Preaching in a Changing Culture: An Interview with Ron Martoia
Those sorts of tie-ins cause people to go, “I go throughout my day and the world is trying everything it can to get me to go buy its Big Mac. What do we do to each other to get us to press into God?” I think the other genius thing about Encounter is the team was able to make what appeared to be obtuse connections that ended up being very powerful and memorable.
Preaching: What do you think preaching is going to look like in the next generation, as we go through the kind of cultural changes now underway?
Martoia: I think my guess is as good as anybody’s! Homiletics was once three points and a poem. Now I think great preaching is going to do a couple of things. One is move away from giving pat answers. We’ll ask more profound, probing questions so that the hearer is able to engage the learning experience themselves, even though it is still dominantly rational and linear, deductive.
When my child comes asking for me to help them with algebra problem number eight and says, “Dad, can you give me the answer?” I say, “Yeah, here it is,” which is often what we do in preaching. But instead we can ask some really good questions, so that when it comes to number nine on the algebra worksheet they are not asking for the answer again, but applying the questions that I asked so they can come to some conclusions themselves. I think that is already becoming something that is highly valued.
Second, for lack of a better term, I think we are going to see more of an Oprah-fication of preaching, if I can be so crass, and venial. I think we are going to have to do far more of an interactive sort of speaking.
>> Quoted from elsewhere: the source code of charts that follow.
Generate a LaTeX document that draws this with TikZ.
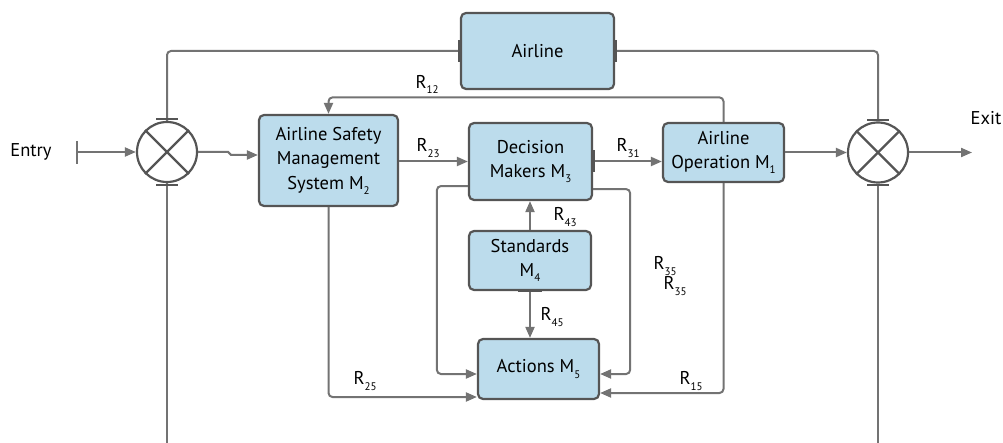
\documentclass[tikz,border=0pt]{standalone}
\usepackage{fontspec}
\setmainfont{PT Sans}
\usetikzlibrary{arrows.meta,calc}
\definecolor{boxfill}{HTML}{BCDCEC}
\definecolor{boxline}{HTML}{555555}
\definecolor{conncol}{HTML}{737373}
\newcommand\sbs[1]{\raisebox{-0.55ex}{\fontsize{11}{11}\selectfont #1}}
\tikzset{
  box/.style={draw=boxline, fill=boxfill, line width=2.2pt, rounded corners=5pt,
    align=center, inner sep=0pt, font=\fontsize{18.5}{24.5}\selectfont},
  conn/.style={draw=conncol, line width=2pt, rounded corners=4pt},
  arr/.style={conn, -{Triangle[length=11pt,width=9pt]}},
  lbl/.style={font=\fontsize{18.5}{20}\selectfont, inner sep=0pt},
  tickmark/.style={draw=boxline, line width=3pt},
  junction/.style={circle, draw=boxline, line width=2.2pt, minimum size=60pt, inner sep=0pt},
}
\begin{document}
\begin{tikzpicture}[x=1pt,y=-1pt]
\useasboundingbox (0,0) rectangle (1003,443);
% boxes
\node[box, minimum width=153pt, minimum height=76pt] (air) at (537.5,51) {Airline};
\node[box, minimum width=139pt, minimum height=91pt] (asms) at (328.5,160.5) {Airline Safety\\Management\\System M\sbs{2}};
\node[box, minimum width=123pt, minimum height=77pt] (dm) at (530.5,161.5) {Decision\\Makers M\sbs{3}};
\node[box, minimum width=121pt, minimum height=59pt] (ao) at (723.5,152.5) {Airline\\Operation M\sbs{1}};
\node[box, minimum width=122pt, minimum height=59pt] (std) at (530,260.5) {Standards\\M\sbs{4}};
\node[box, minimum width=121pt, minimum height=60pt] (act) at (538.5,369) {Actions M\sbs{5}};
% junctions
\node[junction] (L) at (167,152) {};
\node[junction] (R) at (878,152.5) {};
\foreach \j in {L,R}{
  \draw[boxline, line width=2.2pt] (\j.north west) -- (\j.south east);
  \draw[boxline, line width=2.2pt] (\j.north east) -- (\j.south west);
}
% free ends
\coordinate (entry) at (77,152);
\coordinate (exitpt) at (972,152.5);
\coordinate (Lbot) at (167,443);
\coordinate (Rbot) at (878,443);
% connectors
\draw[conn] (L.north) |- (air.west);
\draw[conn] (air.east) -| (R.north);
\draw[arr] (entry) -- (L.west);
\draw[conn, line width=2pt] ($(entry)+(0,-11)$) -- ($(entry)+(0,12)$);
\draw[arr, rounded corners=0pt] (L.east) -- ++(30,0) -- ++(3,3) -- ($(asms.west)+(0,-5.5)$);
\draw[arr] (ao.north) -- ++(0,-24.5) -| (asms.north);
\draw[arr] (asms.east |- dm.west) -- (dm.west);
\draw[arr] (dm.east) -- (ao.west |- dm.east);
\draw[arr] (ao.east) -- (R.west);
\draw[arr] (R.east) -- (exitpt);
\draw[conn] (L.south) -- (Lbot);
\draw[conn] (R.south) -- (Rbot);
\draw[arr] (std.north) -- (std.north |- dm.south);
\draw[arr] (std.south) -- (std.south |- act.north);
\draw[arr] ($(dm.south west)+(0,-15)$) -- ++(-31,0) |- ($(act.west)+(0,5)$);
\draw[arr] ($(dm.south east)+(0,-12)$) -- ++(37,0) |- ($(act.east)+(0,5)$);
\draw[arr] (asms.south) |- ($(act.west)+(0,28)$);
\draw[arr] (ao.south) |- ($(act.east)+(0,24)$);
% tick marks
\draw[tickmark] ($(air.west)+(0,-11)$) -- ($(air.west)+(0,11)$);
\draw[tickmark] ($(air.east)+(0,-11)$) -- ($(air.east)+(0,11)$);
\draw[tickmark] ($(dm.east)+(0,-11)$) -- ($(dm.east)+(0,11)$);
\draw[tickmark, line width=2.5pt] ($(std.south)+(-12,0)$) -- ($(std.south)+(12,0)$);
\foreach \j in {L,R}{
  \draw[boxline, line width=2pt] ($(\j.north)+(-11,-1.5)$) -- ($(\j.north)+(11,-1.5)$);
  \draw[boxline, line width=2pt] ($(\j.south)+(-11,1.5)$) -- ($(\j.south)+(11,1.5)$);
}
% labels
\node[lbl] (tentry) at (31,152) {Entry};
\node[lbl] (texit) at (986,118) {Exit};
\node[lbl] (r12) at (427,84) {R\sbs{12}};
\node[lbl] (r23) at (428,148) {R\sbs{23}};
\node[lbl] (r31) at (628,148) {R\sbs{31}};
\node[lbl] (r43) at (565,217) {R\sbs{43}};
\node[lbl] (r45) at (552,317) {R\sbs{45}};
\node[lbl] (r35a) at (665,266) {R\sbs{35}};
\node[lbl] (r35b) at (675,286) {R\sbs{35}};
\node[lbl] (r25) at (365,381) {R\sbs{25}};
\node[lbl] (r15) at (691,381) {R\sbs{15}};
\end{tikzpicture}
\end{document}
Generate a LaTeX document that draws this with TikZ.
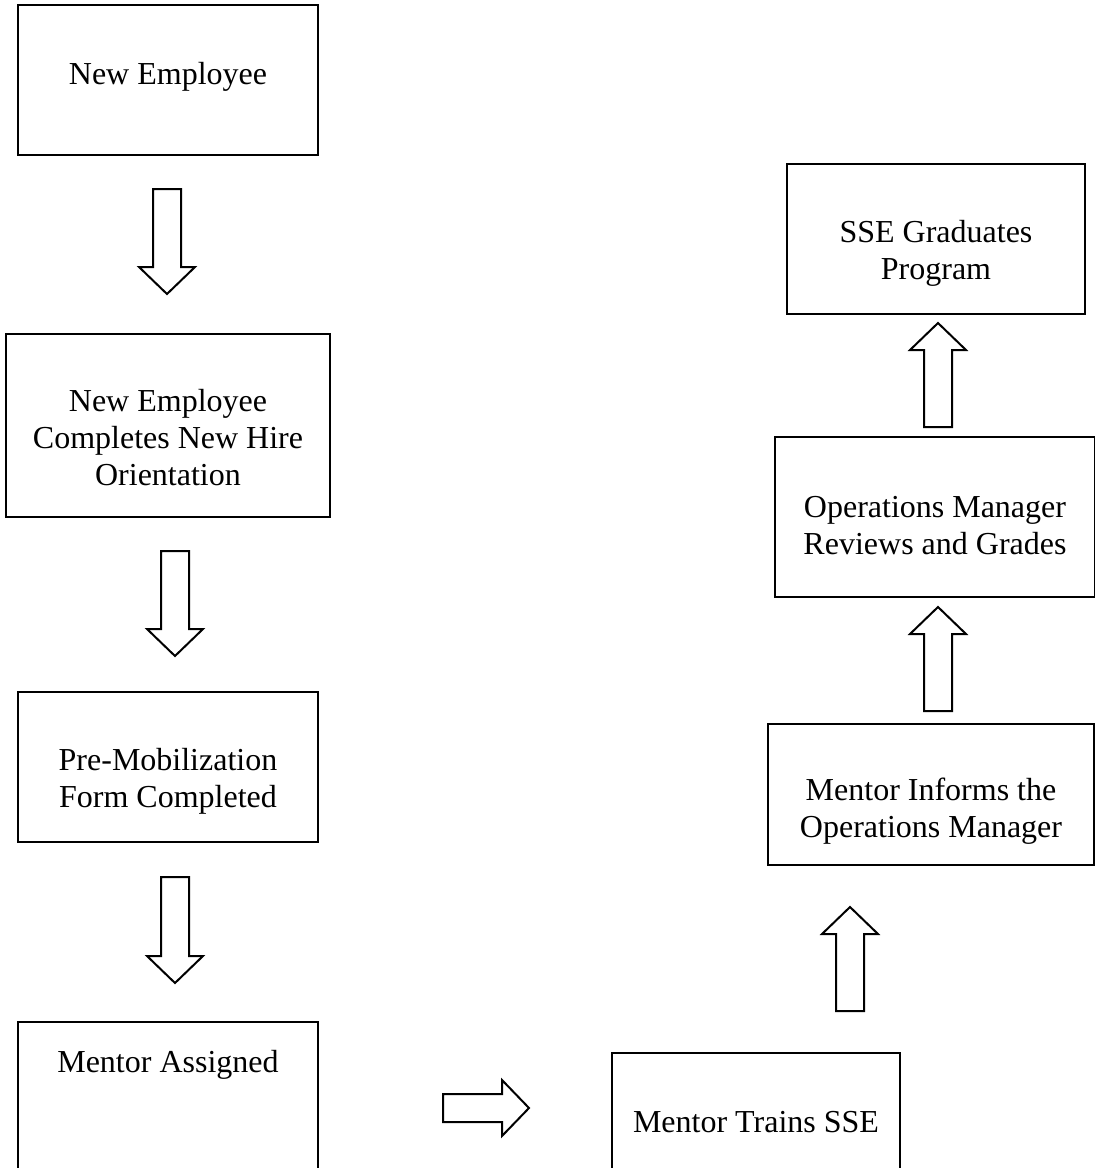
\documentclass[tikz,border=0pt]{standalone}
\usepackage{fontspec}
\setmainfont{Liberation Serif}
\usetikzlibrary{calc}
\newcommand\stacklines[1]{\begin{tabular}[t]{@{}c@{}}#1\end{tabular}}
\newcommand\blockarr[2]{%
  \coordinate (#1n) at ($(#2)!13.5pt!(#1)$);
  \draw[blockarrow] ($(#1)!7pt!90:(#2)$) -- ($(#1n)!7pt!90:(#2)$) -- ($(#1n)!14pt!90:(#2)$) -- (#2)
    -- ($(#1n)!14pt!-90:(#2)$) -- ($(#1n)!7pt!-90:(#2)$) -- ($(#1)!7pt!-90:(#2)$) -- cycle;}
\begin{document}
\begin{tikzpicture}[x=0.5pt,y=-0.5pt,
  flowbox/.style={draw, line width=1pt, inner xsep=0pt, inner ysep=0pt, outer sep=0pt,
    anchor=north, font=\fontsize{16pt}{18.5pt}\selectfont},
  blockarrow/.style={draw, line width=1pt, fill=white, line join=miter}]
\fill[white] (0,0) rectangle (1095,1168);
\useasboundingbox (0,0) rectangle (1095,1168);
% boxes
\node[flowbox, minimum width=150pt, text height=39.5pt, text depth=35.5pt] (b1) at (168,5) {\stacklines{New Employee}};
\node[flowbox, minimum width=162pt, text height=38.5pt, text depth=53pt] (b2) at (168,334) {\stacklines{New Employee\\Completes New Hire\\Orientation}};
\node[flowbox, minimum width=150pt, text height=39pt, text depth=36pt] (b3) at (168,692) {\stacklines{Pre-Mobilization\\Form Completed}};
\node[flowbox, minimum width=150pt, text height=25pt, text depth=64pt] (b4) at (168,1022) {\stacklines{Mentor Assigned}};
\node[flowbox, minimum width=144pt, text height=39.5pt, text depth=34pt] (b5) at (756,1053) {\stacklines{Mentor Trains SSE}};
\node[flowbox, minimum width=163pt, text height=38pt, text depth=32.5pt] (b6) at (931,724) {\stacklines{Mentor Informs the\\Operations Manager}};
\node[flowbox, minimum width=160pt, text height=40pt, text depth=40pt] (b7) at (935,437) {\stacklines{Operations Manager\\Reviews and Grades}};
\node[flowbox, minimum width=149pt, text height=39pt, text depth=36pt] (b8) at (936,164) {\stacklines{SSE Graduates\\Program}};
% arrow ends
\coordinate (a1s) at (167,189); \coordinate (a1e) at (167,294);
\coordinate (a2s) at (175,551); \coordinate (a2e) at (175,656);
\coordinate (a3s) at (175,877); \coordinate (a3e) at (175,983);
\coordinate (a4s) at (443,1108); \coordinate (a4e) at (529,1108);
\coordinate (a5s) at (850,1011); \coordinate (a5e) at (850,907);
\coordinate (a6s) at (938,711); \coordinate (a6e) at (938,607);
\coordinate (a7s) at (938,427); \coordinate (a7e) at (938,323);
\blockarr{a1s}{a1e}
\blockarr{a2s}{a2e}
\blockarr{a3s}{a3e}
\blockarr{a4s}{a4e}
\blockarr{a5s}{a5e}
\blockarr{a6s}{a6e}
\blockarr{a7s}{a7e}
\end{tikzpicture}
\end{document}
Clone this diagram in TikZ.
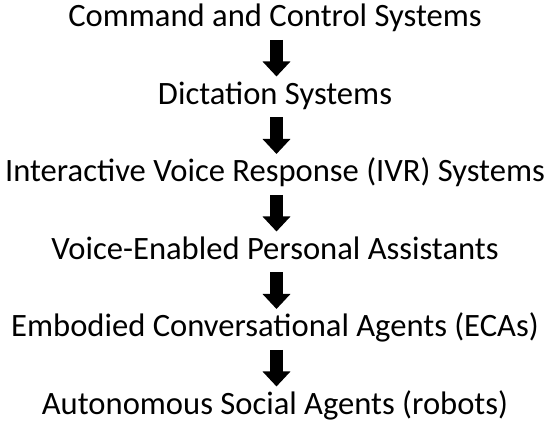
\documentclass[tikz,border=0pt]{standalone}
\usepackage{fontspec}
\setmainfont{Carlito}
\usetikzlibrary{arrows.meta}
\begin{document}
\begin{tikzpicture}[x=1pt,y=1pt,
  label/.style={anchor=base, inner sep=0pt, font=\fontsize{32.6}{38}\selectfont},
  blockarrow/.style={line width=13.5pt, -{Triangle[width=27pt,length=15pt]}}]
\useasboundingbox (0,0) rectangle (550,428);
\coordinate (ax) at (276.5,0);
\node[label] (a) at (275,401) {Command and Control Systems};
\node[label] (b) at (275,323.5) {Dictation Systems};
\node[label] (c) at (275,246) {Interactive Voice Response (IVR) Systems};
\node[label] (d) at (275,168.5) {Voice-Enabled Personal Assistants};
\node[label] (e) at (275,91) {Embodied Conversational Agents (ECAs)};
\node[label] (f) at (275,13.5) {Autonomous Social Agents (robots)};
\foreach \u/\v in {a/b,b/c,c/d,d/e,e/f}{
  \draw[blockarrow] ([yshift=-13pt]\u.base -| ax) -- ([yshift=28pt]\v.base -| ax);
}
\end{tikzpicture}
\end{document}
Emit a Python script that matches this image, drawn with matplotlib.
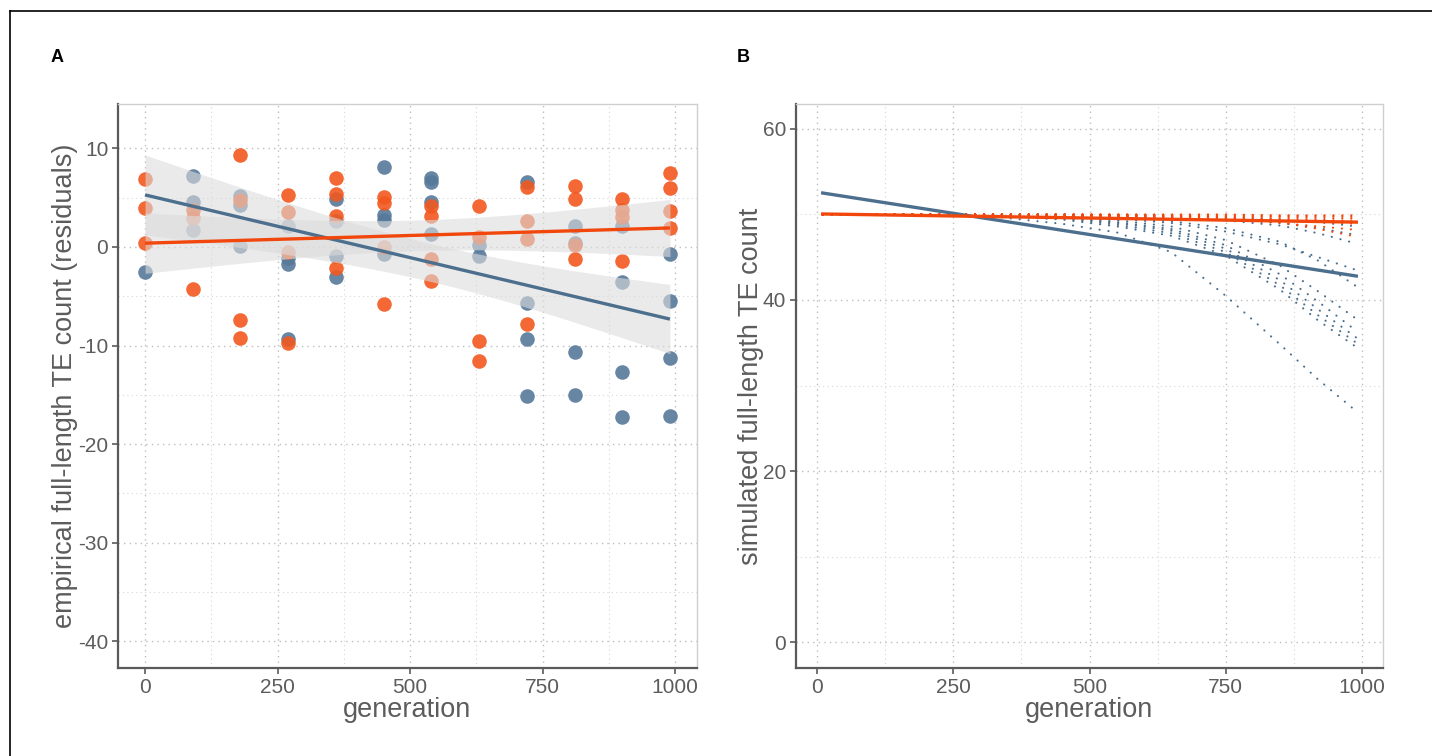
import numpy as np
import matplotlib
matplotlib.use("Agg")
import matplotlib.pyplot as plt
from matplotlib.lines import Line2D

plt.rcParams['font.family'] = ['Liberation Sans', 'DejaVu Sans']
plt.rcParams['axes.unicode_minus'] = False

# ---------------- Panel A data (residuals) ----------------
gens_A = [0, 90, 180, 270, 360, 450, 540, 630, 720, 810, 900, 990]
blue_resid = [
    [-2.5],
    [7.2, 4.6, 1.7],
    [5.2, 4.3, 0.1],
    [2.1, -1.1, -1.7, -9.3],
    [4.9, 2.6, -0.9, -3.0],
    [8.1, 3.25, 2.7, -0.7],
    [7.0, 6.6, 4.6, 1.3],
    [0.2, -0.9],
    [6.6, -5.7, -9.3, -15.1],
    [2.1, 0.45, -10.7, -15.0],
    [2.1, -3.6, -12.7, -17.2],
    [-0.75, -5.5, -11.3, -17.1],
]
orange_resid = [
    [6.9, 4.0, 0.4],
    [3.8, 2.9, -4.3],
    [9.3, 4.8, -7.4, -9.2],
    [5.3, 3.5, -0.5, -9.7],
    [7.0, 5.4, 3.1, -2.1],
    [5.1, 4.5, 0.0, -5.8],
    [4.2, 3.1, -1.25, -3.5],
    [4.2, 1.0, -9.5, -11.6],
    [6.05, 2.6, 0.8, -7.8],
    [6.2, 4.9, 0.2, -1.25],
    [4.9, 3.75, 3.0, -1.4],
    [7.55, 5.95, 3.6, 1.9],
]

# ---------------- Panel B data (simulated trajectories) ----------------
gens_B = [10, 300, 450, 550, 650, 750, 850, 920, 990]
blue_sims = [
    [50, 49.9, 48.9, 47.9, 45.6, 40.5, 34.8, 30.7, 27.0],
    [50, 49.9, 49.4, 48.6, 47.5, 45.2, 41.2, 37.6, 34.5],
    [50, 49.9, 49.5, 48.8, 47.8, 45.6, 41.7, 38.2, 35.0],
    [50, 49.9, 49.6, 49.0, 48.1, 46.0, 42.3, 38.9, 35.6],
    [50, 49.9, 49.6, 49.1, 48.3, 46.4, 43.0, 39.8, 36.4],
    [50, 49.9, 49.7, 49.3, 48.6, 47.0, 44.0, 41.0, 37.8],
    [50, 50.0, 49.8, 49.6, 49.2, 48.4, 46.8, 44.6, 41.6],
    [50, 50.0, 49.8, 49.5, 49.0, 48.0, 46.5, 45.0, 43.5],
    [50, 50.0, 49.9, 49.8, 49.6, 49.3, 48.7, 47.8, 46.6],
    [50, 50.0, 49.9, 49.8, 49.7, 49.5, 49.0, 48.4, 47.6],
    [50, 50.0, 50.0, 49.9, 49.8, 49.7, 49.4, 49.1, 48.6],
]
orange_sims = [
    [50, 50.0, 50.0, 50.0, 49.9, 49.9, 49.8, 49.8, 49.7],
    [50, 50.0, 50.0, 49.9, 49.9, 49.8, 49.7, 49.6, 49.5],
    [50, 50.0, 49.9, 49.9, 49.8, 49.7, 49.5, 49.4, 49.2],
    [50, 50.0, 49.9, 49.8, 49.7, 49.5, 49.3, 49.1, 48.9],
    [50, 50.0, 49.9, 49.8, 49.6, 49.4, 49.0, 48.6, 48.2],
    [50, 50.0, 50.0, 49.9, 49.8, 49.6, 49.1, 48.3, 47.4],
    [50, 50.0, 50.0, 50.0, 50.0, 50.0, 49.9, 49.9, 49.9],
]
fit_gens_B = [10, 990]
blue_fit_B = [52.5, 42.8]
orange_fit_B = [50.05, 49.1]

# ---------------- styling ----------------
BLUE_PT = '#56799A'
BLUE_LN = '#4C6F8D'
ORANGE_PT = '#F2581F'
ORANGE_LN = '#F2470C'
TXT = '#5c5c5c'
AX_DARK = '#5a5a5a'

fig = plt.figure(figsize=(14.32, 7.56), dpi=100)
W, H = 1432, 756
axA = fig.add_axes([118 / W, (H - 668) / H, (697 - 118) / W, (668 - 104) / H])
axB = fig.add_axes([796 / W, (H - 668) / H, (1383 - 796) / W, (668 - 104) / H])


def style(ax):
    for s in ['top', 'right']:
        ax.spines[s].set_color('#cfcfcf')
        ax.spines[s].set_linewidth(1.0)
    for s in ['left', 'bottom']:
        ax.spines[s].set_color(AX_DARK)
        ax.spines[s].set_linewidth(1.6)
    ax.tick_params(which='major', length=4, width=1.2, color=AX_DARK,
                   labelsize=15, labelcolor=TXT, pad=3)
    ax.tick_params(which='minor', length=0)
    ax.grid(which='major', color='#bdbdbd', linestyle=(0, (1, 3)), linewidth=1.0)
    ax.grid(which='minor', color='#d6d6d6', linestyle=(0, (1, 3)), linewidth=0.8)
    ax.set_axisbelow(True)


def lm_band(x, y, xs, tval=2.02):
    x = np.asarray(x, float)
    y = np.asarray(y, float)
    b1, b0 = np.polyfit(x, y, 1)
    n = len(x)
    resid = y - (b0 + b1 * x)
    s = np.sqrt(np.sum(resid ** 2) / (n - 2))
    xm = x.mean()
    sxx = np.sum((x - xm) ** 2)
    se = s * np.sqrt(1.0 / n + (xs - xm) ** 2 / sxx)
    yh = b0 + b1 * xs
    return yh, yh - tval * se, yh + tval * se


# ---------------- Panel A ----------------
bx = [g for g, vals in zip(gens_A, blue_resid) for _ in vals]
by = [v for vals in blue_resid for v in vals]
ox = [g for g, vals in zip(gens_A, orange_resid) for _ in vals]
oy = [v for vals in orange_resid for v in vals]

axA.scatter(bx, by, s=110, color=BLUE_PT, alpha=0.9, linewidths=0, zorder=2)
axA.scatter(ox, oy, s=110, color=ORANGE_PT, alpha=0.9, linewidths=0, zorder=2)

xs = np.linspace(min(gens_A), max(gens_A), 100)
for xx, yy, col in [(bx, by, BLUE_LN), (ox, oy, ORANGE_LN)]:
    yh, lo, hi = lm_band(xx, yy, xs)
    axA.fill_between(xs, lo, hi, color='#dcdcdc', alpha=0.6, linewidth=0, zorder=3)
for xx, yy, col in [(bx, by, BLUE_LN), (ox, oy, ORANGE_LN)]:
    yh, lo, hi = lm_band(xx, yy, xs)
    axA.plot(xs, yh, color=col, linewidth=2.4, zorder=4, solid_capstyle='butt')

axA.set_xlim(-51, 1041)
axA.set_ylim(-42.7, 14.5)
axA.set_xticks([0, 250, 500, 750, 1000])
axA.set_xticks([125, 375, 625, 875], minor=True)
axA.set_yticks([-40, -30, -20, -10, 0, 10])
axA.set_yticks([-35, -25, -15, -5, 5], minor=True)
style(axA)
axA.set_xlabel('generation', fontsize=19.5, color=TXT, labelpad=0)
axA.set_ylabel('empirical full-length TE count (residuals)', fontsize=19.5, color=TXT, labelpad=0)

# ---------------- Panel B ----------------
dot = (0, (0.1, 4.2))
for traj in blue_sims:
    axB.plot(gens_B, traj, color=BLUE_LN, linewidth=1.5, linestyle=dot,
             dash_capstyle='round', zorder=2)
for traj in orange_sims:
    axB.plot(gens_B, traj, color=ORANGE_LN, linewidth=1.5, linestyle=dot,
             dash_capstyle='round', zorder=3)
axB.plot(fit_gens_B, blue_fit_B, color=BLUE_LN, linewidth=2.4, zorder=4)
axB.plot(fit_gens_B, orange_fit_B, color=ORANGE_LN, linewidth=2.4, zorder=5)

axB.set_xlim(-39, 1039)
axB.set_ylim(-3.0, 62.9)
axB.set_xticks([0, 250, 500, 750, 1000])
axB.set_xticks([125, 375, 625, 875], minor=True)
axB.set_yticks([0, 20, 40, 60])
axB.set_yticks([10, 30, 50], minor=True)
style(axB)
axB.set_xlabel('generation', fontsize=19.5, color=TXT, labelpad=0)
axB.set_ylabel('simulated full-length TE count', fontsize=19.5, color=TXT, labelpad=-1)

# panel tags
fig.text(57 / W, 1 - 58 / H, 'A', fontsize=13, fontweight='bold', ha='center', va='center')
fig.text(743 / W, 1 - 58 / H, 'B', fontsize=13, fontweight='bold', ha='center', va='center')

# outer frame lines (top and left)
fig.add_artist(Line2D([9.5 / W, 1.0], [1 - 10.5 / H, 1 - 10.5 / H], color='black',
                      linewidth=1.2, transform=fig.transFigure))
fig.add_artist(Line2D([9.5 / W, 9.5 / W], [0.0, 1 - 10.5 / H], color='black',
                      linewidth=1.2, transform=fig.transFigure))

fig.savefig('out.png', dpi=100)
The African American community does a much better job at this than we do in the Anglo community. I wonder if we don’t need much more interactive questions posed and popcorn answers given, almost conversational preaching.
Some people say that just isn’t practical. I understand why we say that, I recognize there are risks inherent in that, but I don’t know if the investigation of new preaching styles is nearly as risky as staying on the autopilot course we are on, which doesn’t seem like a very viable solution at all. Let’s do what we have always done and turn up the volume – that doesn’t seem like an effective solution at all.
I wonder if we are going to need to experiment with those sorts of changes, where we may make preaching in the postmodern age look fundamentally different from the modern world. Sage on stage, lecture – what will it look like? I think it might be a little different from that; we will see though.
We have piloted just a little of this. What happens when the typical speaker or narrative communicator walks out on stage, does a ten minute wind up, everybody has some conversation, perhaps have a computer terminal within the group of the six of them. They log in and give preliminary popcorn learning that is downloaded into a database. The sage on stage walks back out, shares some corporate learning that is being shared at the tables. This could be in a group of 100 or it could be a group of 10,000; it is doable. What would it be like if we kept technology not for glitz but for communication, so that we could really come to learn together and come to know together? I think those things hold some possible promise, at least for exploration.